EXERCISE GOAL -> Repeat the full listing below verbatim and keep the images out.

(Charts and diagrams as code)
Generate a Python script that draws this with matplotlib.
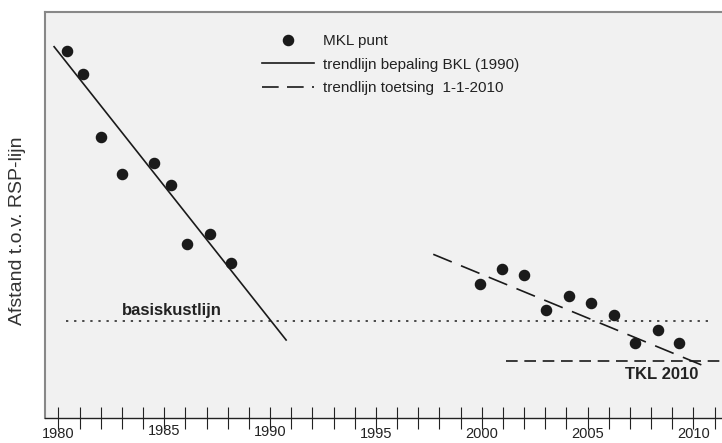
import numpy as np
import matplotlib.pyplot as plt
from matplotlib.lines import Line2D
from matplotlib.transforms import ScaledTranslation

plt.rcParams['font.family'] = ['Liberation Sans', 'DejaVu Sans']

# MKL punten (jaar, afstand in willekeurige eenheid)
mkl_jaar_oud = [1980.40, 1981.18, 1982.02, 1983.02, 1984.52,
                1985.32, 1986.07, 1987.15, 1988.16]
mkl_afst_oud = [367.3, 344.0, 281.0, 244.0, 255.6, 233.3, 174.6, 184.0, 155.6]

mkl_jaar_new = [1999.92, 2000.96, 2002.01, 2003.04, 2004.11,
                2005.15, 2006.24, 2007.26, 2008.31, 2009.33]
mkl_afst_new = [134.3, 149.6, 143.3, 108.3, 122.3, 115.0, 103.3, 75.0, 88.3, 75.3]

# trendlijnen (begin- en eindpunt)
trend_bkl_x = [1979.80, 1990.76]
trend_bkl_y = [371.6, 78.3]
trend_toets_x = [1997.71, 2010.47]
trend_toets_y = [164.0, 52.6]

# horizontale lijnen
bkl_x = [1980.36, 2010.86]
bkl_y = 97.6
tkl_x = [2001.15, 2011.35]
tkl_y = 57.6

jaren = list(range(1980, 2012))
labels = [str(j) if j % 5 == 0 else '' for j in jaren]

fig = plt.figure(figsize=(7.22, 4.43), dpi=100)
ax = fig.add_axes([45 / 722, 1 - 418.3 / 443, 1 - 45 / 722, (418.3 - 12) / 443])
ax.set_facecolor('#f1f1f1')

ax.plot(mkl_jaar_oud + mkl_jaar_new, mkl_afst_oud + mkl_afst_new, 'o',
        color='#1a1a1a', ms=7.3, zorder=4)
ax.plot(trend_bkl_x, trend_bkl_y, '-', color='#1a1a1a', lw=1.2)
ax.plot(trend_toets_x, trend_toets_y, color='#1a1a1a', lw=1.2,
        dashes=(12, 6))
ax.plot(bkl_x, [bkl_y, bkl_y], color='#1a1a1a', lw=1.1, dashes=(1.5, 3.8))
ax.plot(tkl_x, [tkl_y, tkl_y], color='#1a1a1a', lw=1.2, dashes=(7, 4))

ax.text(1983.02, bkl_y + 3, 'basiskustlijn', fontsize=12, fontweight='bold',
        color='#222222', va='bottom')
ax.text(2006.75, tkl_y - 6, 'TKL 2010', fontsize=12, fontweight='bold',
        color='#222222', va='top')

ax.set_xlim(1979.37, 2011.35)
ax.set_ylim(0, 406.3)
ax.set_yticks([])
ax.set_xticks(jaren)
ax.set_xticklabels(labels, fontsize=10.5, color='#222222')
ax.tick_params(axis='x', direction='inout', length=16, width=0.8,
               color='#222222', pad=-1.5)

# verspringende jaartallen zoals in het origineel
offsets = {1985: 3, 1990: 2}
for j, lab in zip(jaren, ax.get_xticklabels()):
    if j in offsets:
        lab.set_transform(lab.get_transform() +
                          ScaledTranslation(0, offsets[j] / 100, fig.dpi_scale_trans))

for s in ['left', 'top']:
    ax.spines[s].set_color('#888888')
    ax.spines[s].set_linewidth(1.5)
ax.spines['right'].set_visible(False)
ax.spines['bottom'].set_color('#222222')
ax.spines['bottom'].set_linewidth(1.0)

handles = [
    Line2D([], [], ls='none', marker='o', color='#1a1a1a', ms=7.3),
    Line2D([], [], ls='-', color='#1a1a1a', lw=1.2),
    Line2D([], [], color='#1a1a1a', lw=1.2, dashes=(10, 5)),
]
leg = ax.legend(handles, ['MKL punt', 'trendlijn bepaling BKL (1990)',
                          'trendlijn toetsing  1-1-2010'],
                loc='upper left', bbox_to_anchor=(0.32, 0.945), frameon=False,
                fontsize=11, handlelength=3.4, handletextpad=0.6,
                labelspacing=0.62, borderpad=0, borderaxespad=0, numpoints=1)
for t in leg.get_texts():
    t.set_color('#222222')

fig.text(18 / 722, 1 - 231 / 443, 'Afstand t.o.v. RSP-lijn', rotation=90,
         ha='center', va='center', fontsize=14, color='#333333')

fig.savefig('out.png', dpi=100)
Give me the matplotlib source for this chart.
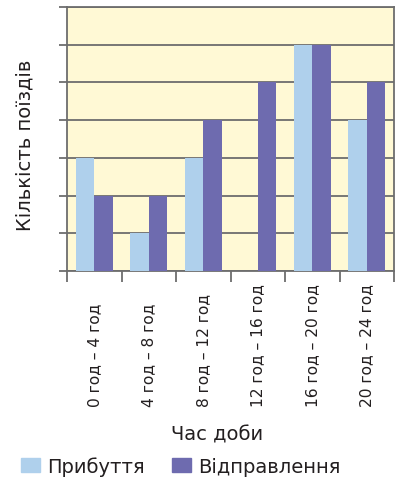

RESULT OF THIS TASK ->
Generate a Python script that draws this with matplotlib.
import numpy as np
import matplotlib.pyplot as plt
from matplotlib.lines import Line2D
from matplotlib.transforms import ScaledTranslation

plt.rcParams['font.family'] = ['Liberation Sans', 'DejaVu Sans']

# MKL punten (jaar, afstand in willekeurige eenheid)
mkl_jaar_oud = [1980.40, 1981.18, 1982.02, 1983.02, 1984.52,
                1985.32, 1986.07, 1987.15, 1988.16]
mkl_afst_oud = [367.3, 344.0, 281.0, 244.0, 255.6, 233.3, 174.6, 184.0, 155.6]

mkl_jaar_new = [1999.92, 2000.96, 2002.01, 2003.04, 2004.11,
                2005.15, 2006.24, 2007.26, 2008.31, 2009.33]
mkl_afst_new = [134.3, 149.6, 143.3, 108.3, 122.3, 115.0, 103.3, 75.0, 88.3, 75.3]

# trendlijnen (begin- en eindpunt)
trend_bkl_x = [1979.80, 1990.76]
trend_bkl_y = [371.6, 78.3]
trend_toets_x = [1997.71, 2010.47]
trend_toets_y = [164.0, 52.6]

# horizontale lijnen
bkl_x = [1980.36, 2010.86]
bkl_y = 97.6
tkl_x = [2001.15, 2011.35]
tkl_y = 57.6

jaren = list(range(1980, 2012))
labels = [str(j) if j % 5 == 0 else '' for j in jaren]

fig = plt.figure(figsize=(7.22, 4.43), dpi=100)
ax = fig.add_axes([45 / 722, 1 - 418.3 / 443, 1 - 45 / 722, (418.3 - 12) / 443])
ax.set_facecolor('#f1f1f1')

ax.plot(mkl_jaar_oud + mkl_jaar_new, mkl_afst_oud + mkl_afst_new, 'o',
        color='#1a1a1a', ms=7.3, zorder=4)
ax.plot(trend_bkl_x, trend_bkl_y, '-', color='#1a1a1a', lw=1.2)
ax.plot(trend_toets_x, trend_toets_y, color='#1a1a1a', lw=1.2,
        dashes=(12, 6))
ax.plot(bkl_x, [bkl_y, bkl_y], color='#1a1a1a', lw=1.1, dashes=(1.5, 3.8))
ax.plot(tkl_x, [tkl_y, tkl_y], color='#1a1a1a', lw=1.2, dashes=(7, 4))

ax.text(1983.02, bkl_y + 3, 'basiskustlijn', fontsize=12, fontweight='bold',
        color='#222222', va='bottom')
ax.text(2006.75, tkl_y - 6, 'TKL 2010', fontsize=12, fontweight='bold',
        color='#222222', va='top')

ax.set_xlim(1979.37, 2011.35)
ax.set_ylim(0, 406.3)
ax.set_yticks([])
ax.set_xticks(jaren)
ax.set_xticklabels(labels, fontsize=10.5, color='#222222')
ax.tick_params(axis='x', direction='inout', length=16, width=0.8,
               color='#222222', pad=-1.5)

# verspringende jaartallen zoals in het origineel
offsets = {1985: 3, 1990: 2}
for j, lab in zip(jaren, ax.get_xticklabels()):
    if j in offsets:
        lab.set_transform(lab.get_transform() +
                          ScaledTranslation(0, offsets[j] / 100, fig.dpi_scale_trans))

for s in ['left', 'top']:
    ax.spines[s].set_color('#888888')
    ax.spines[s].set_linewidth(1.5)
ax.spines['right'].set_visible(False)
ax.spines['bottom'].set_color('#222222')
ax.spines['bottom'].set_linewidth(1.0)

handles = [
    Line2D([], [], ls='none', marker='o', color='#1a1a1a', ms=7.3),
    Line2D([], [], ls='-', color='#1a1a1a', lw=1.2),
    Line2D([], [], color='#1a1a1a', lw=1.2, dashes=(10, 5)),
]
leg = ax.legend(handles, ['MKL punt', 'trendlijn bepaling BKL (1990)',
                          'trendlijn toetsing  1-1-2010'],
                loc='upper left', bbox_to_anchor=(0.32, 0.945), frameon=False,
                fontsize=11, handlelength=3.4, handletextpad=0.6,
                labelspacing=0.62, borderpad=0, borderaxespad=0, numpoints=1)
for t in leg.get_texts():
    t.set_color('#222222')

fig.text(18 / 722, 1 - 231 / 443, 'Afstand t.o.v. RSP-lijn', rotation=90,
         ha='center', va='center', fontsize=14, color='#333333')

fig.savefig('out.png', dpi=100)
Give me the matplotlib source for this chart.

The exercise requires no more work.